以下包含Hadoop 3.x的一些重要图示（原理、流程）。

HDFS 写数据流程：
HDFS 读数据流程：
NameNode和Secondary NameNode的工作机制：
DataNode的工作机制：
MapReduce详细工作流程：

4. 常用脚本

以下是 Hadoop 3.x常用的脚本。

xsync：集群分发，向其他结点同步指定的文件（底层通过rsync实现）。

#!/bin/bash

# 1.判断参数个数
if [ $# -lt 1 ]
then
    echo "Not Enough Arguement!"
    exit;
fi

# 2.遍历集群所有机器
for host in hadoop102 hadoop103 hadoop104
do
    echo "==================== $host ===================="
    # 3.遍历参数所给的所有目录，逐个分发
    for file in $@
    do 
        # 4.判断文件是否存在
        if [ -e $file ]
        then
            # 5.获取父目录
            pdir=$(cd -P $(dirname $file); pwd)
            # 6.获取当前文件
            fname=$(basename $file)
            ssh $host "mkdir -p $pdir"
            rsync -av $pdir/$fname $host:$pdir/
        else
            echo "$file does not exist!"
        fi
    done
done

myhadoop.sh：同时控制集群的启动与关闭。

#!/bin/bash

if [ $# -lt 1 ]
then
    echo "No Arguements Error..."
    exit;
fi

case $1 in
"start")
    echo "===================== 启动 hadoop 集群 ===================="

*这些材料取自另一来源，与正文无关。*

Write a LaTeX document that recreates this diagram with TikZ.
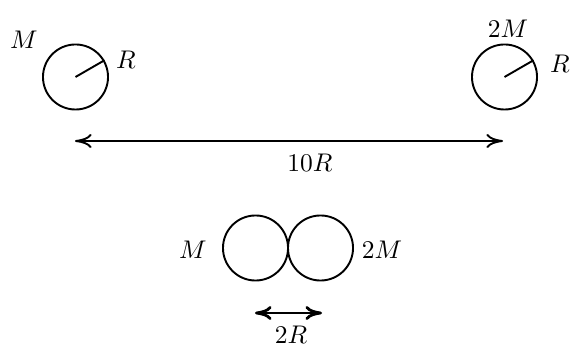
\documentclass[tikz,border=0pt]{standalone}
\usetikzlibrary{arrows.meta}
\begin{document}
\begin{tikzpicture}[x=0.392pt,y=-0.392pt,
  ball/.style={circle,draw,line width=0.75pt,minimum size=25.5pt,inner sep=0pt},
  lbl/.style={inner sep=0pt},
  dim/.style={line width=0.75pt,{To[length=6.5pt,width=5.5pt]}-{To[length=6.5pt,width=5.5pt]}}]
\useasboundingbox (0,0) rectangle (570,345);
\node[ball] (a) at (75.5,77) {};
\node[ball] (b) at (504.5,77) {};
\node[ball] (c) at (255.5,248) {};
\node[ball] (d) at (320.5,248) {};
\draw[line width=0.75pt] (a.center) -- (a.30);
\draw[line width=0.75pt] (b.center) -- (b.30);
\node[lbl] (ma) at (24,40) {$M$};
\node[lbl] (ra) at (126,60) {$R$};
\node[lbl] (mb) at (508,29) {$2M$};
\node[lbl] (rb) at (560,64) {$R$};
\coordinate (l1) at (75,141);
\coordinate (r1) at (503,141);
\draw[dim] (l1) -- (r1);
\node[lbl] (t1) at (310,163) {$10R$};
\node[lbl] (mc) at (193,250) {$M$};
\node[lbl] (md) at (382,250) {$2M$};
\coordinate (l2) at (255,313);
\coordinate (r2) at (322,313);
\draw[dim,line width=1.1pt] (l2) -- (r2);
\node[lbl] (t2) at (291,335) {$2R$};
\end{tikzpicture}
\end{document}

    echo "--------------------- 启动 HDFS ---------------------"
    ssh hadoop102 "/opt/module/hadoop-3.1.3/sbin/start-dfs.sh"
    echo "--------------------- 启动 YARN ---------------------"
    ssh hadoop103 "/opt/module/hadoop-3.1.3/sbin/start-yarn.sh"
    echo "--------------------- 启动 historyserver ---------------------"
    ssh hadoop102 "/opt/module/hadoop-3.1.3/bin/mapred --daemon start historyserver"
;;
"stop")
    echo "==================== 关闭 hadoop 集群 ===================="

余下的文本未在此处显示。